It's an interesting experience traveling familiar ground with folk I don't readily associate with this place. I'm learning new things about it. We tried stand-up paddle boarding under the experienced tutelage of my father-in-law. Turns out I love it; who knew? Love it enough that I might try it on our considerably colder end of the Pacific when I next find myself in Santa Cruz.
Occasionally, though, I'm diverting the group or my own two feet to beat familiar trails. This, in and of itself, is not without discovery.
White Sands Beach doesn't look the same. I stood there spinning around trying to adjust the world to a view two feet closer to the ground, and couldn't make it jive. "But there was a volleyball court," I said. And indeed there is a volleyball court, but it feels too close to the surf and oriented slightly wrong. Not that lines in the sand can't be redrawn.
The thing is, this beach remakes itself. Every massive storm that comes along picks up the sand and hauls it out to sea, leaving nothing but the rocky infrastructure behind. The sand returns. In time.
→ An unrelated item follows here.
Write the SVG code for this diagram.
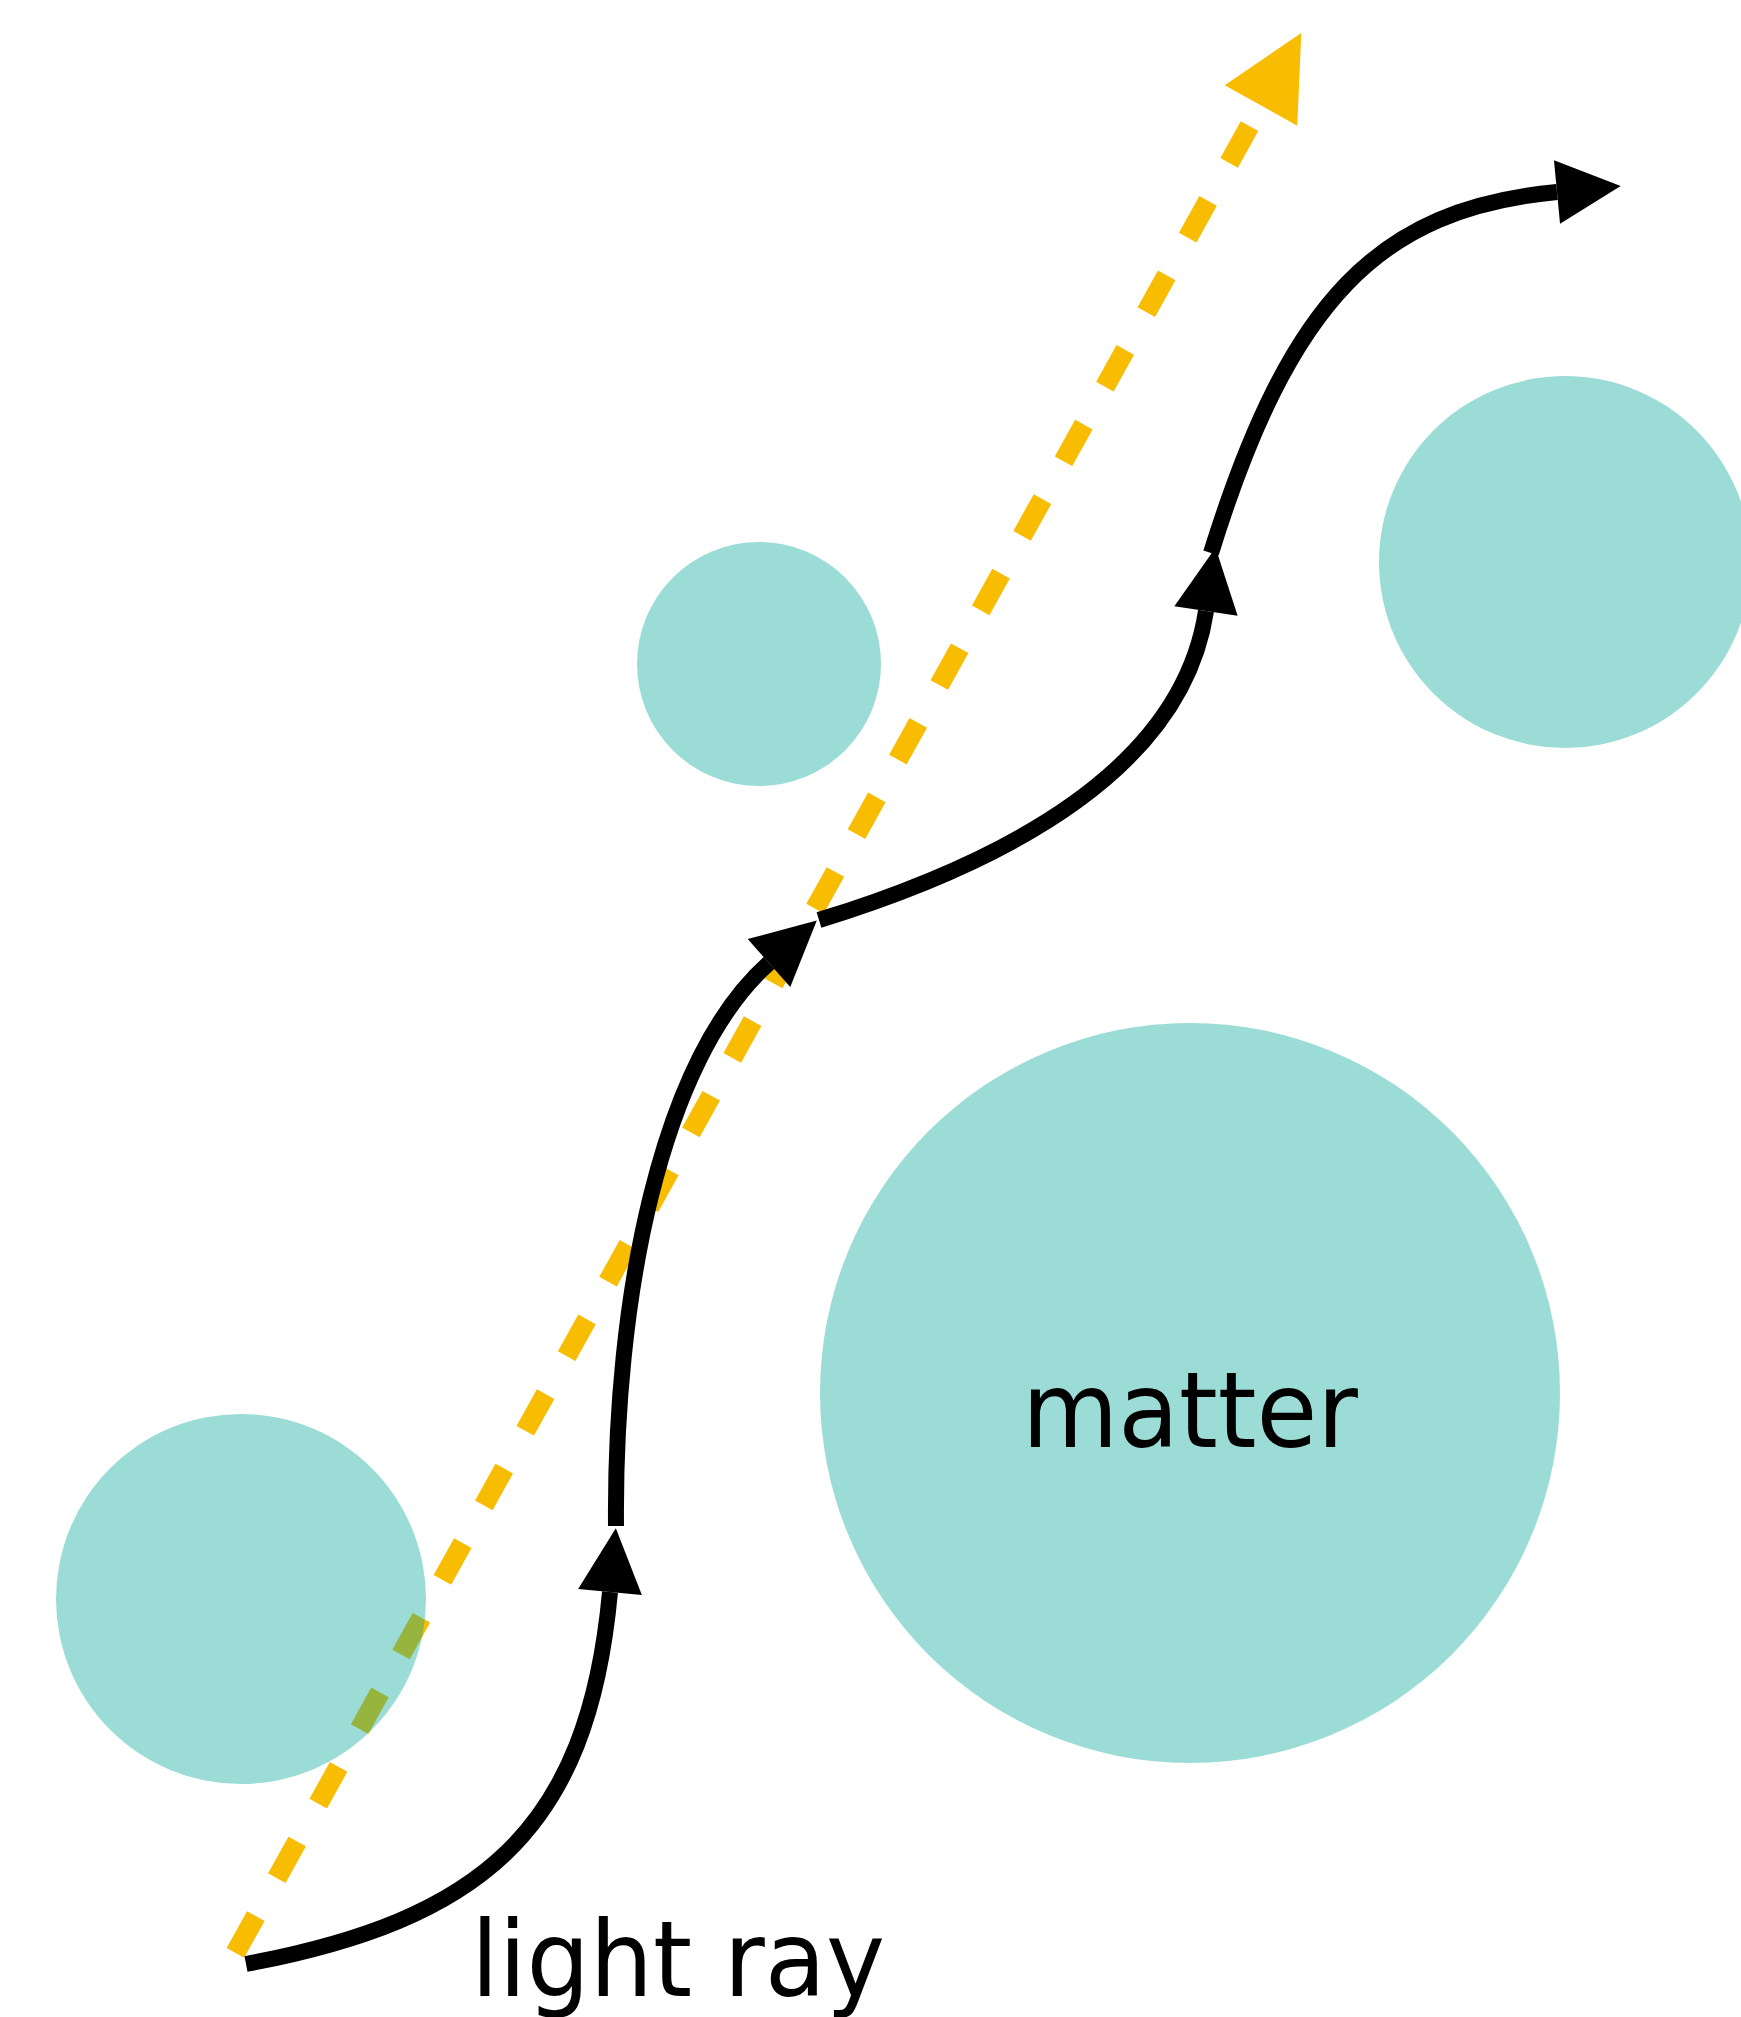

I shouldn't begrudge it the changes. I don't look the same either. It's been fifteen years or more since the tide has washed me back up on this shore. I have a few gray hairs and some apparent blue veins under the skin. Maybe White Sands doesn't recognize me either.
Kahalu'u down the road? Picture perfect to my memory. The rocks, the fish, the beach, the tiny shells in the sand. Even the ice cream truck is right where I remember it. My son declared it the best beach ever in the whole wide world. I can almost see a ghost of my six-year-old self running by in floaties agreeing with him.
On the way down into Kailua, a downed telephone pole blocked the road, diverting us back the way we came. I, in the driver's seat, was attempting to find a thoroughfare to the higher road, and turned into a residential area. In front of me I saw a street sign. "Whoa. Do you mind if we stop a minute?" My companions assented and I turned up Naniloa Street, and not three houses down was my grandparents house. Right there. I hadn't intended to visit it, but the island, it seems, had other ideas.
"Why on earth did they paint the roof blue?" I wondered aloud, but I smiled while I said it. I'm glad no one was home. I'm glad no one came out and asked me in. This way my baby shoes are still inside the door, the lower room is still full of watercolor palettes and ready canvases. The room off the living room on the second floor is still full of Grandma's treasures from oriental travels: brass finger symbols, carved elephants, empty birdcages. I grabbed a freshly fallen plumeria flower from the lawn and tucked it behind my ear. I wore to lunch at The Kona Inn (an old favorite), through the streets of Kailua town, and up to the Kona Brewing Company for dinner, where I don't think I've ever been before. A bit of what-once-was washing onto something new, old sand returning to change the shore.